A curiosidade incurável do velho repórter pegou carona nessas recordações da infância e juventude e me fez procurar a parte mais antiga e histórica do cemitério, que não visitava há muitos anos.Decidi localizar a capela, construída nos anos 60 do Século XIX por ordem do cônego João de Souza Martins, filho do lendário Manoel de Souza Martins, o Visconde da Parnaíba. Foi um choque. A construção de quase um século e meio está praticamente reduzida a escombros. Localizei com dificuldade, pois enegrecida pela sujeira, e consegui ler com esforço, a lápide indicativa do túmulo de Elias de Souza Martins, “Comandante Superior da Guarda Nacional, falecido a 5 de março de 1866, aos 45 de idade” que “prestou a seu paiz rellevantes serviços, quer na rebellião chamada de Balaios havida nas Províncias do Maranhão e do Piauhy, quer na guerra em que se empenhou o Brazil com a República do Paraguai”. A lápide de mármore informa ainda que sua terceira mulher, Constança Roza da Silva Moura, “lhe mandou gravar este epitaphio em testemunho de seu amor e da mais saudosa recordação”. E termina com frase padrão da época: ”A terra lhe seja leve”. A julgar pela aparência exterior, o herói de guerra jaz sob o peso de detritos.
Em frente à capela, identifico outra lápide com letras esculpidas em pedra de cantaria: “Aqui sepultou-se o cadáver de Esperidiana Roza Ferreira, fallecida a 5 de outubro de 1882 na idade de 50 annos.” Abaixo de frases em latim, informa-se que a “singela louza” da tataravó Esperidiana “foi mandada colocar pelo genro Raimundo Jozé Ferreira”, certamente meu tio-bisavô, e que a sepultura “foi comprada por cem annos". Diante das informações lapidares, não afastei a hipótese de compartilhar dívida de quase 30 anos por excesso do tempo de ocupação da sepultura. E sobretudo não deixei de constatar e lamentar as péssimas condições de higiene que circundam minha tataravó.

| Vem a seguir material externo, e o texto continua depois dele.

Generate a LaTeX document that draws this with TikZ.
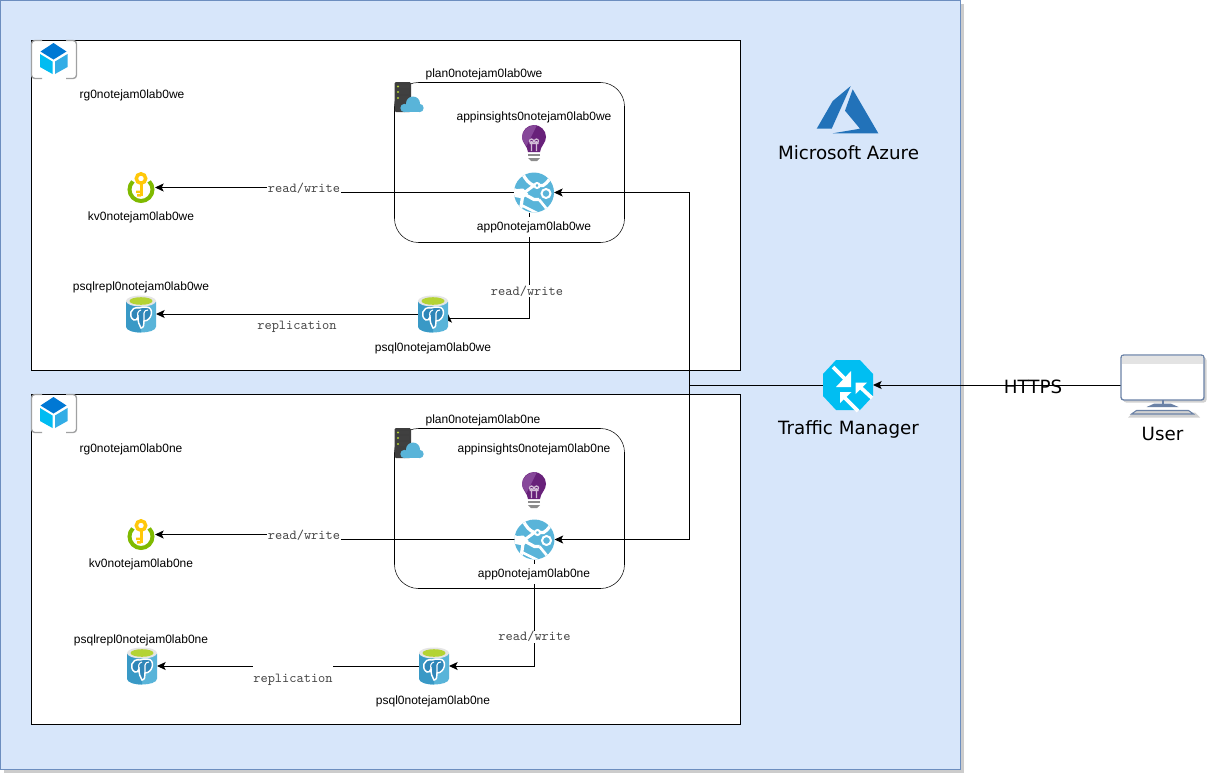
\documentclass[tikz,border=0pt]{standalone}
\usepackage{fontspec}
\setmainfont{Liberation Sans}
\newfontfamily\azurefont{DejaVu Sans}
\usetikzlibrary{arrows.meta,shadows}

\definecolor{azurefill}{HTML}{D7E6FA}
\definecolor{azureedge}{HTML}{6C8EBF}
\definecolor{azurelogo}{HTML}{2272B9}
\definecolor{trafficblue}{HTML}{00BEF2}
\definecolor{cubetop}{HTML}{0078D4}
\definecolor{cubeleft}{HTML}{00BCF2}
\definecolor{cuberight}{HTML}{32ADE6}
\definecolor{framegray}{HTML}{A0A1A2}
\definecolor{svcblue}{HTML}{59B4D9}
\definecolor{svcdark}{HTML}{3999C6}
\definecolor{pgblue}{HTML}{2F86B8}
\definecolor{keygreen}{HTML}{7FBA00}
\definecolor{keyyellow}{HTML}{FFC80A}
\definecolor{bulbdark}{HTML}{68217A}
\definecolor{bulblight}{HTML}{87489A}
\definecolor{rackdark}{HTML}{3E3E3E}
\definecolor{limegreen}{HTML}{B4D334}
\definecolor{screenedge}{HTML}{6B82A6}

\tikzstyle{azurebox} = [rectangle, minimum width=720pt, minimum height=576.75pt, draw=azureedge, fill=azurefill, drop shadow={shadow xshift=3pt, shadow yshift=-3pt, opacity=0.2, fill=black}]
\tikzstyle{rgbox} = [rectangle, minimum width=531.75pt, minimum height=247.5pt, draw=black, fill=white]
\tikzstyle{planbox} = [rectangle, rounded corners=18pt, minimum width=172.5pt, minimum height=120pt, draw=black]
\tikzstyle{iconnode} = [inner sep=0pt, outer sep=0pt]
\tikzstyle{arrow} = [line width=0.75pt,-{Stealth[length=6.5pt,width=6pt,inset=1.5pt]}]
\tikzstyle{textlabel} = [font=\fontsize{9}{10}\selectfont, inner sep=1pt, yshift=-0.75pt]
\tikzstyle{applabel} = [textlabel, fill=white, minimum height=15pt]
\tikzstyle{edgelabel} = [font=\ttfamily\fontsize{10.3}{11}\selectfont, text=black!72, fill=white, inner sep=0.5pt]
\tikzstyle{bigtext} = [font=\azurefont\fontsize{13.7}{16}\selectfont, inner sep=0pt]

\tikzset{
	rgicon/.pic={
		\draw[framegray, line width=1pt, rounded corners=2.5pt] (-12,-19.5) -- (-22.5,-19.5) -- (-22.5,18.5) -- (-12,18.5);
		\draw[framegray, line width=1pt, rounded corners=2.5pt] (12,-19.5) -- (22.5,-19.5) -- (22.5,18.5) -- (12,18.5);
		\fill[cubetop] (-0.5,-17) -- (12.5,-8.5) -- (-0.5,-0.5) -- (-13.5,-8.5) -- cycle;
		\fill[cubeleft] (-14,-6) -- (-1.5,1.5) -- (-1.5,14) -- (-14,7) -- cycle;
		\fill[cuberight] (1,1.5) -- (13.5,-6) -- (13.5,7) -- (1,14) -- cycle;
	},
	planicon/.pic={
		\fill[rackdark, rounded corners=1pt] (-14.5,-15) rectangle (2,15);
		\foreach \y in {-10.5,-5,1}{
			\fill[black!75] (-10,\y-1.8) rectangle (0,\y+1.8);
			\fill[limegreen] (-11,\y) circle (1.2);
		}
		\fill[svcblue] (-4.5,11) circle (4.2) (4,6.5) circle (7) (10.5,11) circle (4.2);
		\fill[svcblue] (-4.5,9) rectangle (10.5,15.2);
	},
	bulbicon/.pic={
		\fill[bulbdark] (-12,-6) arc[start angle=180, end angle=360, radius=12] .. controls (12,0) and (6.5,3) .. (6,9) -- (-6,9) .. controls (-6.5,3) and (-12,0) .. (-12,-6) -- cycle;
		\fill[bulblight] (3,-18) .. controls (-6,-18) and (-12,-12) .. (-12,-6) .. controls (-12,-2) and (-9,0) .. (-7.5,3) -- cycle;
		\draw[white!70!bulbdark, line width=0.9pt] (-2.5,8) -- (-2.5,-2) (2.5,8) -- (2.5,-2) (-2.5,-2) circle (2) (2.5,-2) circle (2) (-4.5,0.5) -- (4.5,0.5);
		\fill[black!45] (-6,10.5) rectangle (6,13);
		\fill[black!45] (-6,15) -- (6,15) -- (3,18) -- (-3,18) -- cycle;
	},
	appicon/.pic={
		\fill[svcblue] (0,0) circle (20);
		\begin{scope}
			\clip (0,0) circle (20);
			\draw[white, line width=2.4pt] (-12,-20) .. controls (-8,-12) and (-5,-9) .. (0,-7);
			\draw[white, line width=2.2pt] (0,-7) -- (-11,1) -- (-22,-4);
			\draw[white, line width=2.4pt] (-11,1) .. controls (-12,8) and (-13,14) .. (-14,22);
			\draw[white, line width=2.4pt] (-11,1) -- (0,7) -- (5,7);
			\draw[white, line width=2.4pt] (0,-7) -- (9,-7) .. controls (14,-10) and (16,-14) .. (17,-17);
			\draw[white, line width=2pt] (5,7) -- (14,18);
			\draw[white, line width=2pt] (-14,12) -- (6,22);
			\fill[white] (-22,-3) -- (-11,-4) -- (-6,1) -- (-11,6) -- (-22,4) -- cycle;
		\end{scope}
		\draw[white, line width=1.5pt, fill=svcblue] (12,1) circle (4.5);
		\draw[white, line width=1.5pt, fill=svcblue] (3,-7) circle (2.5);
	},
	kvicon/.pic={
		\draw[keygreen, line width=3pt] (0,2) ++(-45:11.5) arc[start angle=-45, end angle=225, radius=11.5];
		\fill[keyyellow] (-1.5,-6) rectangle (1.5,8);
		\fill[keyyellow] (-5,3) rectangle (0,5.5) (-4,6.5) rectangle (0,9);
		\draw[keyyellow, line width=2.6pt] (0,-9) circle (4.7);
	},
	psqlicon/.pic={
		\fill[svcblue] (-15,-12.5) -- (-15,12.5) .. controls (-15,20.5) and (15,20.5) .. (15,12.5) -- (15,-12.5) -- cycle;
		\fill[svcdark] (-15,-12.5) -- (-15,12.5) .. controls (-15,16) and (-8,18.5) .. (0,18.5) -- (0,-12.5) -- cycle;
		\fill[white!90!black] (0,-13) ellipse (15 and 5.5);
		\fill[limegreen] (0,-13) ellipse (11.5 and 3.8);
		\draw[white, line width=1.1pt, fill=pgblue] (-2,-6) .. controls (-11,-8) and (-13,3) .. (-7,6) .. controls (-5,7) and (-4,5) .. (-3,3) .. controls (-3,8) and (-2,11) .. (0,14) .. controls (3,14) and (3,10) .. (3,7) .. controls (11,7) and (14,-7) .. (5,-7) .. controls (3,-7) and (0,-7) .. (-2,-6) -- cycle;
		\draw[white, line width=0.8pt] (-3,3) .. controls (-4,-1) and (-3,-3) .. (0,-4) (3,7) -- (3,-1) .. controls (3,-3) and (5,-4) .. (7,-4);
	},
	tmicon/.pic={
		\fill[trafficblue] (-12,-25) -- (12,-25) -- (25,-11) -- (25,11) -- (12,25) -- (-12,25) -- (-25,11) -- (-25,-11) -- cycle;
		\draw[white, line width=2.8pt] (-15,-18) -- (0,-3);
		\fill[white] (3,2) -- (3,-14) -- (-12,2) -- cycle;
		\draw[white, line width=2.8pt] (10,0) -- (24,13);
		\fill[white] (7.5,-2.5) -- (19,-2.5) -- (7.5,9) -- cycle;
		\draw[white, line width=2.8pt] (-6,10) -- (10,26);
		\fill[white] (-8,7) -- (3.5,7) -- (-8,18) -- cycle;
	},
	usericon/.pic={
		\fill[black, opacity=0.18, rounded corners=2pt, shift={(2.5,2.5)}] (-41.5,-30) rectangle (41.5,15);
		\fill[black, opacity=0.18, shift={(1.5,2.5)}] (-31,25) -- (31,25) -- (36,30) -- (-36,30) -- cycle;
		\draw[screenedge, line width=1pt, fill=white, rounded corners=2pt] (-41.5,-30) rectangle (41.5,15);
		\fill[black!11] (-40.5,-29.3) rectangle (40.5,-21.5);
		\fill[screenedge] (-1,15) rectangle (1,18.5);
		\fill[screenedge] (-8,18.5) -- (8,18.5) -- (16,22) -- (-16,22) -- cycle;
		\draw[screenedge, line width=0.8pt, fill=black!18] (-26,25.5) -- (26,25.5) -- (31,29) -- (-31,29) -- cycle;
	}
}

\begin{document}
\begin{tikzpicture}[x=0.75pt, y=-0.75pt]
	\useasboundingbox (0,0) rectangle (1217,782);
	% Place boxes
	\node [azurebox] (azure) at (480,384.5) {};
	\node [rgbox] (rgboxwe) at (386,205.5) {};
	\node [rgbox] (rgboxne) at (386,559.5) {};
	\node [planbox] (planboxwe) at (509.5,162.5) {};
	\node [planbox] (planboxne) at (509.5,508.5) {};
	% Place icon nodes
	\node [iconnode, minimum width=34.5pt, minimum height=29.25pt] (rgwe) at (54,60) {};
	\node [iconnode, minimum width=34.5pt, minimum height=29.25pt] (rgne) at (54,414) {};
	\node [iconnode, minimum width=22pt, minimum height=22.5pt] (planwe) at (409,97) {};
	\node [iconnode, minimum width=22pt, minimum height=22.5pt] (planne) at (409,443) {};
	\node [iconnode, minimum size=27pt] (bulbwe) at (534,143) {};
	\node [iconnode, minimum size=27pt] (bulbne) at (534,490) {};
	\node [iconnode, minimum size=30pt] (appwe) at (534,192.5) {};
	\node [iconnode, minimum size=30pt] (appne) at (534.5,539.5) {};
	\node [iconnode, minimum size=21pt] (kvwe) at (141,187.5) {};
	\node [iconnode, minimum size=21pt] (kvne) at (141,534.5) {};
	\node [iconnode, minimum width=22.5pt, minimum height=27pt] (psqlwe) at (433,314) {};
	\node [iconnode, minimum width=22.5pt, minimum height=27pt] (psqlne) at (434,666) {};
	\node [iconnode, minimum width=22.5pt, minimum height=27pt] (replwe) at (141,314) {};
	\node [iconnode, minimum width=22.5pt, minimum height=27pt] (replne) at (142,666) {};
	\node [iconnode, minimum size=37.5pt] (tmgr) at (848,385) {};
	\node [iconnode, minimum width=62.25pt, minimum height=10pt] (userpc) at (1162.5,385) {};
	\coordinate (bendwe) at (304,189);
	\coordinate (bendne) at (304,536);
	\coordinate (bus) at (689,385);
	% Draw edges
	\draw [arrow] (userpc.west) -- (tmgr.east);
	\draw [arrow] (tmgr.west) -- (bus) |- (appwe.east);
	\draw [arrow] (tmgr.west) -- (bus) |- (appne.east);
	\draw [arrow] (appwe.west) -| (bendwe) |- (kvwe.east);
	\draw [arrow] (appne.west) -| (bendne) |- (kvne.east);
	\draw [arrow] ([xshift=-3.375pt]appwe.south) |- ([yshift=-3.375pt]psqlwe.east) -- (psqlwe.east);
	\draw [arrow] (appne.south) |- (psqlne.east);
	\draw [arrow] (psqlwe.west) -- (replwe.east);
	\draw [arrow] (psqlne.west) -- (replne.east);
	% Draw icons
	\pic at (rgwe) {rgicon};
	\pic at (rgne) {rgicon};
	\pic at (planwe) {planicon};
	\pic at (planne) {planicon};
	\pic at (bulbwe) {bulbicon};
	\pic at (bulbne) {bulbicon};
	\pic at (appwe) {appicon};
	\pic at (appne) {appicon};
	\pic at (kvwe) {kvicon};
	\pic at (kvne) {kvicon};
	\pic at (psqlwe) {psqlicon};
	\pic at (psqlne) {psqlicon};
	\pic at (replwe) {psqlicon};
	\pic at (replne) {psqlicon};
	\pic at (tmgr) {tmicon};
	\pic at (userpc) {usericon};
	\fill [azurelogo] (850.7,86) -- (832.7,101) -- (816.7,128.7) -- (831.7,128.7) -- cycle;
	\fill [azurelogo] (852.7,89.3) -- (878.3,133.3) -- (832.7,133.3) -- (860,128.7) -- (845,110.7) -- cycle;
	% Place labels
	\node [bigtext] (azurelabel) at (848.5,153) {Microsoft Azure};
	\node [bigtext] (tmgrlabel) at (848.5,429.5) {Traffic Manager};
	\node [bigtext] (userlabel) at (1162.5,434) {User};
	\node [bigtext] (httpslabel) at (1033,387) {HTTPS};
	\node [textlabel] (rglabelwe) at (132,94) {rg0notejam0lab0we};
	\node [textlabel] (rglabelne) at (131,448) {rg0notejam0lab0ne};
	\node [textlabel] (planlabelwe) at (484,73) {plan0notejam0lab0we};
	\node [textlabel] (planlabelne) at (483,419) {plan0notejam0lab0ne};
	\node [textlabel] (bulblabelwe) at (534,116) {appinsights0notejam0lab0we};
	\node [textlabel] (bulblabelne) at (534,448) {appinsights0notejam0lab0ne};
	\node [applabel] (applabelwe) at (534,226) {app0notejam0lab0we};
	\node [applabel] (applabelne) at (534,573) {app0notejam0lab0ne};
	\node [textlabel] (kvlabelwe) at (141,216) {kv0notejam0lab0we};
	\node [textlabel] (kvlabelne) at (141,563) {kv0notejam0lab0ne};
	\node [textlabel] (psqllabelwe) at (433,347) {psql0notejam0lab0we};
	\node [textlabel] (psqllabelne) at (433,700) {psql0notejam0lab0ne};
	\node [textlabel] (repllabelwe) at (141,286) {psqlrepl0notejam0lab0we};
	\node [textlabel] (repllabelne) at (141,639) {psqlrepl0notejam0lab0ne};
	\node [edgelabel] (rwkvwe) at (304,188.5) {read/write};
	\node [edgelabel] (rwkvne) at (304,535.5) {read/write};
	\node [edgelabel] (rwpsqlwe) at (527,291) {read/write};
	\node [edgelabel] (rwpsqlne) at (534.5,636.5) {read/write};
	\node [edgelabel] (replabelwe) at (297,326.5) {replication};
	\node [edgelabel, minimum width=59pt, minimum height=25pt] (replabelne) at (293,680) {replication};
\end{tikzpicture}
\end{document}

A poucos metros dali, outro choque de igual intensidade e pavor: em meio a tumbas quebradas, cobertas de terra enegrecida, avista-se quase inacessível, devido a quantidade de mato seco, entulhos e pedras soltas, a cruz com desenho de uma coroa na confluência dos braços, que identifica a sepultura do poeta Nogueira Tapety (30-12-1890/18-01-1918), o trágico e lírico que “amou o bem, o belo e a verdade”. Obra de autoria de Burane Freitas, a tumba do poeta parece exalar, como nos versos de Tapety em louvor aos olhos de sua amada, “O espírito da luz, a luz humanizada,/Mais brilhante e maior do que a própria alvorada/Que brilha, mais não vê, nem pode sentir nada!”
De volta ao frio de São Paulo, as imagens terríveis do desrespeito aos nosso mortos históricos continuam a me entristecer. Constato a trágica ironia que o tempo incorporou aos belos versos de Nogueira Tapety. A luz “maior que a alvorada”, brilha, não vê “nem pode sentir nada”. Eu vi e senti uma dor imensa. Convido os oeirenses que demonstraram sensibilidade, grandeza e respeito à memória do meu pai, que visitem o cemitério velho. Estou certo que sentirão a mesma dor e descobrirão, sobretudo que podem, que podemos fazer. E apelo a todos no sentido de que restauremos a dignidade de nossos mortos, de nossos heróis, de nossos antepassados, de nosso maior poeta. De nosso patrimônio histórico.